A financial advisor will collaborate with you to create a portfolio that meets your specific needs, while also ensuring that your investments are varied enough to protect your financial assets. It’s a good idea to take the time to talk to several potential advisors and choose one that you feel comfortable with. 

Some advisors will take a hands-on approach to managing your portfolio alongside you, while others will simply assist in making a plan. It’s important to choose an advisor who offers the services that you’re looking for.

Jonathan Merry, Founder, Moneyzine

   SCRUTINIZE TREND VIABILITY

It’s vital that you don’t just jump on a trend that you’re trying to classify as a logical or new investment opportunity to justify your diversification. For example, with NFTs, many people jumped into diversifying their portfolio without actually doing research or assessing the viability of the long-term implications of NFT investment and the potential downsides.

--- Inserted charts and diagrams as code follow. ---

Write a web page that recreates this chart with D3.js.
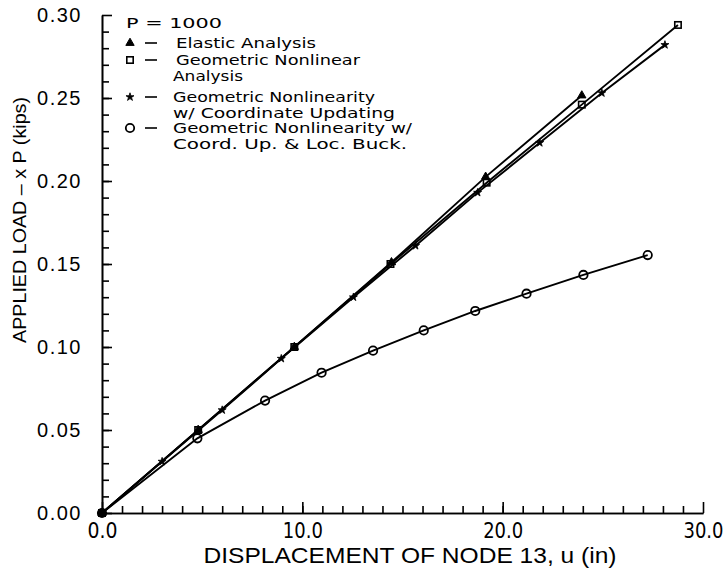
<!DOCTYPE html>
<html>
<head>
<meta charset="utf-8">
<script src="https://cdn.jsdelivr.net/npm/d3@7"></script>
<style>
  body { margin: 0; background: #fff; }
  svg { display: block; }
  .ylab text { font-family: "Liberation Sans", Arial, sans-serif; font-size: 20px; letter-spacing: 1.5px; }
  .xlab text { font-family: "Liberation Sans Narrow", "DejaVu Sans Condensed", "Liberation Sans", sans-serif; font-stretch: condensed; font-size: 21px; }
  .legend text { font-family: "DejaVu Sans", sans-serif; font-size: 14.5px; }
</style>
</head>
<body>
<div class="chart"></div>
<script>
// displacement u (in) / load (kips)
const elasticU = [0, 4.8, 9.6, 14.45, 19.15, 23.95];
const elasticP = [0, 0.05, 0.1, 0.151, 0.2025, 0.2515];

const geomU = [0, 4.8, 9.6, 14.4, 19.2, 23.95, 28.75];
const geomP = [0, 0.05, 0.1, 0.15, 0.199, 0.246, 0.294];

const updU = [0, 3.0, 6.0, 8.95, 12.55, 15.65, 18.75, 21.85, 24.95, 28.1];
const updP = [0, 0.031, 0.062, 0.093, 0.13, 0.161, 0.193, 0.223, 0.253, 0.282];

const buckU = [0, 4.76, 8.14, 10.96, 13.53, 16.06, 18.63, 21.19, 24.03, 27.24];
const buckP = [0, 0.045, 0.0677, 0.0845, 0.0978, 0.11, 0.1217, 0.1321, 0.1434, 0.1554];

const xMajor = [0, 10, 20, 30];
const yMajor = [0, 0.05, 0.1, 0.15, 0.2, 0.25, 0.3];

const legendRows = [
  { marker: null, lines: ["P  =  1000"] },
  { marker: "triangle", lines: ["Elastic  Analysis"] },
  { marker: "square", lines: ["Geometric  Nonlinear", "Analysis"] },
  { marker: "star", lines: ["Geometric  Nonlinearity", "w/  Coordinate  Updating"] },
  { marker: "circle", lines: ["Geometric  Nonlinearity  w/", "Coord.  Up.  &  Loc.  Buck."] },
];

const width = 727, height = 572;
const svg = d3.select(".chart").append("svg")
  .attr("width", width).attr("height", height);

const x = d3.scaleLinear().domain([0, 30]).range([102, 703]);
const y = d3.scaleLinear().domain([0, 0.3]).range([513, 15]);

// axes: minor ticks inside, majors longer with labels
svg.append("g")
  .attr("transform", `translate(0,${y(0)})`)
  .call(d3.axisBottom(x).tickValues(d3.range(1, 30)).tickSizeInner(-7).tickSizeOuter(0).tickFormat(""))
  .call((g) => g.selectAll("line, path").attr("stroke", "#000").attr("stroke-width", 1.6));
svg.append("g")
  .attr("class", "xlab")
  .attr("transform", `translate(0,${y(0)})`)
  .call(d3.axisBottom(x).tickValues(xMajor).tickSizeInner(-11).tickSizeOuter(0).tickPadding(10).tickFormat(d3.format(".1f")))
  .call((g) => g.selectAll("line, path").attr("stroke", "#000").attr("stroke-width", 1.6))
  .call((g) => g.selectAll("text").attr("fill", "#000")
    .attr("textLength", (d) => (d < 10 ? 30 : 40)).attr("lengthAdjust", "spacingAndGlyphs"));

svg.append("g")
  .attr("transform", `translate(${x(0)},0)`)
  .call(d3.axisLeft(y).tickValues(d3.range(1, 30).map((d) => d / 100)).tickSizeInner(-7).tickSizeOuter(0).tickFormat(""))
  .call((g) => g.selectAll("line, path").attr("stroke", "#000").attr("stroke-width", 1.6));
svg.append("g")
  .attr("class", "ylab")
  .attr("transform", `translate(${x(0)},0)`)
  .call(d3.axisLeft(y).tickValues(yMajor).tickSizeInner(-10).tickSizeOuter(0).tickPadding(20).tickFormat(d3.format(".2f")))
  .call((g) => g.selectAll("line, path").attr("stroke", "#000").attr("stroke-width", 1.6))
  .call((g) => g.selectAll("text").attr("fill", "#000"));

// axis titles
svg.append("text")
  .attr("x", 410).attr("y", 563)
  .attr("text-anchor", "middle")
  .attr("textLength", 413).attr("lengthAdjust", "spacingAndGlyphs")
  .style("font-family", '"Liberation Sans Narrow", "Liberation Sans", sans-serif')
  .style("font-size", "22px")
  .text("DISPLACEMENT OF NODE 13, u (in)");

svg.append("text")
  .attr("transform", "translate(26,220) rotate(-90)")
  .attr("text-anchor", "middle")
  .attr("textLength", 246).attr("lengthAdjust", "spacingAndGlyphs")
  .style("font-family", '"Liberation Sans", Arial, sans-serif')
  .style("font-size", "18px")
  .text("APPLIED LOAD  –  x P  (kips)");

// series
const series = [
  { u: elasticU, p: elasticP, marker: "triangle" },
  { u: geomU, p: geomP, marker: "square" },
  { u: updU, p: updP, marker: "star" },
  { u: buckU, p: buckP, marker: "circle" },
];

const line = d3.line().x((d) => x(d[0])).y((d) => y(d[1]));

function drawMarker(g, type, cx, cy) {
  if (type === "triangle") {
    g.append("path").attr("d", d3.symbol(d3.symbolTriangle, 30)())
      .attr("transform", `translate(${cx},${cy})`)
      .attr("fill", "#000").attr("stroke", "#000").attr("stroke-width", 1);
  } else if (type === "square") {
    g.append("rect").attr("x", cx - 3.2).attr("y", cy - 3.2).attr("width", 6.4).attr("height", 6.4)
      .attr("fill", "none").attr("stroke", "#000").attr("stroke-width", 1.6);
  } else if (type === "star") {
    g.append("path").attr("d", d3.symbol(d3.symbolStar, 20)())
      .attr("transform", `translate(${cx},${cy})`)
      .attr("fill", "#000").attr("stroke", "#000").attr("stroke-width", 0.8);
  } else if (type === "circle") {
    g.append("circle").attr("cx", cx).attr("cy", cy).attr("r", 4.2)
      .attr("fill", "none").attr("stroke", "#000").attr("stroke-width", 1.8);
  }
}

series.forEach((s) => {
  const pts = s.u.map((u, i) => [u, s.p[i]]);
  svg.append("path").datum(pts)
    .attr("d", line)
    .attr("fill", "none")
    .attr("stroke", "#000")
    .attr("stroke-width", 1.9);
  const g = svg.append("g");
  pts.forEach((d) => drawMarker(g, s.marker, x(d[0]), y(d[1])));
});

// origin blob where all series start
svg.append("circle")
  .attr("cx", x(elasticU[0])).attr("cy", y(elasticP[0])).attr("r", 4)
  .attr("fill", "#000");

// legend
const legend = svg.append("g").attr("class", "legend");
const rowBase = [28, 48, 65, 102, 133];
const lineGap = 16;
const textLen = {
  "P  =  1000": 96,
  "Elastic  Analysis": 140,
  "Geometric  Nonlinear": 184,
  "Analysis": 70,
  "Geometric  Nonlinearity": 202,
  "w/  Coordinate  Updating": 222,
  "Geometric  Nonlinearity  w/": 239,
  "Coord.  Up.  &  Loc.  Buck.": 234,
};
legendRows.forEach((r, i) => {
  const base = rowBase[i];
  if (r.marker) {
    drawMarker(legend, r.marker, 130, base - 5);
    legend.append("line")
      .attr("x1", 145).attr("x2", 157)
      .attr("y1", base - 5).attr("y2", base - 5)
      .attr("stroke", "#000").attr("stroke-width", 1.6);
  }
  r.lines.forEach((t, j) => {
    const tx = i === 0 ? 126 : (i <= 2 && j === 0 ? 176 : 173);
    legend.append("text")
      .attr("x", tx).attr("y", base + j * lineGap)
      .attr("textLength", textLen[t]).attr("lengthAdjust", "spacingAndGlyphs")
      .text(t);
  });
});
</script>
</body>
</html>
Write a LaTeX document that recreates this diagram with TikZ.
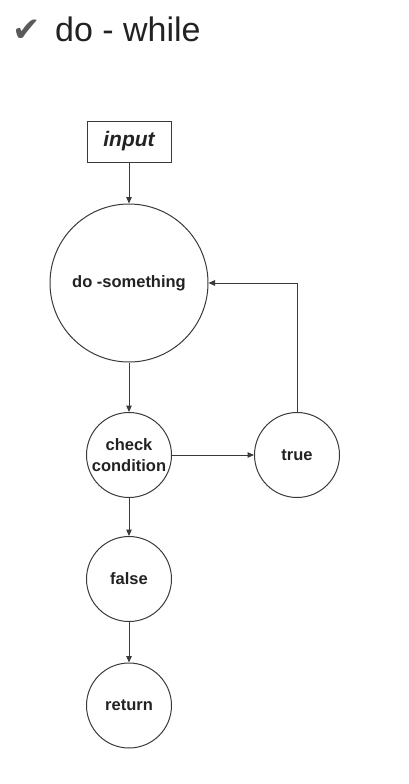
\documentclass[tikz,border=0pt]{standalone}
\usepackage{fontspec}
\setmainfont{Liberation Sans}
\newfontfamily\symfont{DejaVu Sans}
\usetikzlibrary{arrows.meta}
\definecolor{linec}{HTML}{3A3A3A}
\definecolor{textc}{HTML}{222222}
\definecolor{checkc}{HTML}{5A5A5A}
\tikzset{
  flownode/.style={draw=linec, line width=1pt, text=textc, font=\fontsize{16.5}{21}\selectfont\bfseries, align=center, inner sep=0pt},
  bigcirc/.style={flownode, circle, minimum size=158pt},
  smallcirc/.style={flownode, circle, minimum size=85pt},
  inbox/.style={flownode, rectangle, minimum width=84pt, minimum height=41pt, font=\fontsize{21}{24}\selectfont\bfseries\itshape},
  conn/.style={draw=linec, line width=1pt, -{Triangle[length=6.5pt,width=5.5pt]}}
}
\begin{document}
\begin{tikzpicture}[x=1pt,y=-1pt]
\useasboundingbox (0,0) rectangle (408,784);
\node[anchor=center, text=checkc, font=\symfont\fontsize{34}{36}\selectfont, inner sep=0pt] (chk) at (27,31) {✔};
\node[anchor=base west, text=textc, font=\fontsize{34}{40}\selectfont, inner sep=0pt] (title) at (55,42) {do - while};
\node[inbox] (input) at (129,141.5) {input};
\node[bigcirc] (do) at (129,283) {do -something};
\node[smallcirc] (check) at (129,455) {check\\condition};
\node[smallcirc] (true) at (297,455) {true};
\node[smallcirc] (false) at (129,579) {false};
\node[smallcirc] (ret) at (129,705.5) {return};
\coordinate (corner) at (true.north |- do.east);
\draw[conn] (input) -- (do);
\draw[conn] (do) -- (check);
\draw[conn] (check) -- (true);
\draw[conn] (true.north) -- (corner) -- (do.east);
\draw[conn] (check) -- (false);
\draw[conn] (false) -- (ret);
\end{tikzpicture}
\end{document}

Try not to see it as missing out if the opportunity to diversify comes along, but take the time to look at the viability of the product and scrutinize it regarding what the future might hold before you make the jump to diversify.

Ian Wright, Managing Director, Business Financing

   INCORPORATE BROAD-MARKET INDEX FUNDS

Incorporate low-cost, broad-market index funds into your investment portfolio. These funds provide exposure to a wide range of stocks or bonds and reduce the risk associated with individual securities.

Investors gain diversification across various companies or bonds through this investment, which will enhance the overall stability of their portfolio. The low-cost nature of index funds also minimizes fees, meaning that more of the returns generated by the diversified assets contribute to the investor’s bottom line.

This strategy simplifies the investment process and offers a prudent way to achieve broad market exposure.